Information after an OCR scan is lost - half of the document is missing

GOODRIDDANCE · May 5, 2019, 6:20pm

Repro:
Try to convert the attached File to PDF+Text

=> Rotation of the Document is wrong -> half of the document is missing

BLUEFROG · May 5, 2019, 7:02pm

I had a support ticket on a Hangul (Korean) conversion showing that issue but this OCR’d as expected. Take your original without OCR in the Finder, ZIP it, and upload the ZIP - just to preserve the exact file you were processing.

GOODRIDDANCE · May 5, 2019, 9:28pm

Maybe I´ve got to tell, that this was created with the beta1 of DT3

See before and after Screenshot - it isn´t like i would expect that.

ZIP FILE:
00000001-1.JPG.zip (4.0 MB)

BLUEFROG · May 5, 2019, 9:32pm

Thanks! That is reproducible. Where did this image come from?

GOODRIDDANCE · May 5, 2019, 9:44pm

I´ve scanned it with a Xerox WorkCentre 6515DN

BLUEFROG · May 5, 2019, 10:37pm

There’s a rotation applied in the image that appears to be messing this up.

Orientation : Rotate 90 CW

Development will have to look into whether this is a DEVONthink or ABBYY issue.

aedwards · May 7, 2019, 3:29pm

This is fixed and will be in next beta

Blanc · June 1, 2019, 11:41am

@aedwards - I’m still seeing this problem in DT3b2 - is that known, or do you need more details?

BLUEFROG · June 1, 2019, 3:48pm

It’s an issue with the ABBYY engine and we are in discussion with them about it. Thanks for your patience and understanding.

Blanc · June 14, 2019, 7:47am

this is only FYI, because I don’t know whether any changes have been in beta 3 made regarding this problem: the problem is still apparent in beta 3. Although the OCR result is now different (maybe a coincidence), the document is still not complete.

BLUEFROG · June 14, 2019, 12:56pm

I’m not sure if this specific issue was consistently fixed. I know there are discussions about OCR going on right now though.

BergNerd · June 23, 2019, 5:22pm

I’m new to DEVONthink and got the same problem.

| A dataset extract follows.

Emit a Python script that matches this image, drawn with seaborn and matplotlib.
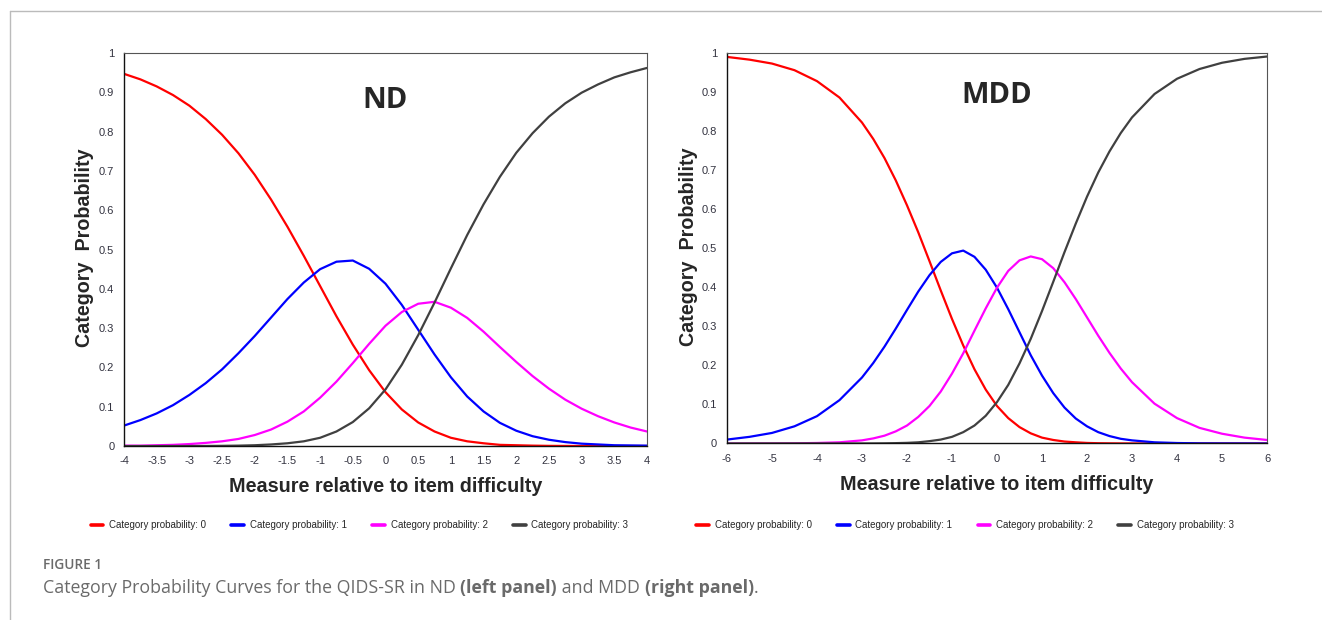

After excluding all other causes, it seems to be the same problem on my system.

My workflow looks as follows:

Brother ADS-2800W (Auto Start Scan Mode)
PDF (no autorotate, no OCR) on a SMB share
MacOS folder action on SMB scan folder: “DEVONthink - Import, OCR & Delete”
up to this point, all is fine

as soon as the document gets imported and OCRd, landscape pages get rotated and cut off on the right side while a white area on the left is added.

Unfortunately I didn’t figure this out during my trial… hopefully this will be fixed soon, as I am now kind of stuck with no idea how to proceed meanwhile.

BLUEFROG · June 23, 2019, 5:28pm

Welcome @BergNerd

I can’t comment on “soon”, as we don’t give release dates.

Are the original scans in your system Trash still?
Do you not have the original documents to rescan?

BergNerd · June 23, 2019, 5:34pm

Thanks for the reply, @BLUEFROG.

I still have the originals for re-scanning, so no information is lost. It was my fault not to check the inbox earlier… I recognized this after scanning about 900 documents…

Okay, but that is the risk when using beta releases…

My question ist more how to rescan the documents without running in the same problem again… is there any workaround or do I have to wait until it is fixed?

Thank you!

BLUEFROG · June 23, 2019, 5:38pm

I recognized this after scanning about 900 documents…

Yikes!

Okay, but that is the risk when using beta releases…

Indeed!

According to: https://www.brother-usa.com/products/ads2800w , the scanner software has OCR capabilities. You could use their OCR then just import the files post-conversion.

Chazzo · September 24, 2019, 7:31pm

A workaround is to rotate the landscape pages first in DT, and then run OCR. That works fine, at least on my setup.

Which of course might not be fun if you have 900 documents and the position of the landscape pages is unpredictable.

Looking forward to a proper fix. The auto-rotate feature is really useful.

JCHHenderson · September 25, 2019, 11:18am

I am saw this problem yesterday as well (DT pro 3.0). It is a long strip shaped document scanned with my ScanSnap s1300i. My only option was to scan-to-file and then import without OCR (and stay not-OCRd’). Is there a fix in the works?

BLUEFROG · September 25, 2019, 12:22pm

See:

JCHHenderson · September 25, 2019, 1:48pm

Hi - yes, I did see that, but it was written 3 months ago and when DT 3 was in beta. I wasn’t;t sure if you guys thought it had been fixed or not.

cheers.

BLUEFROG · September 25, 2019, 3:15pm

We are still talking to ABBYY about this.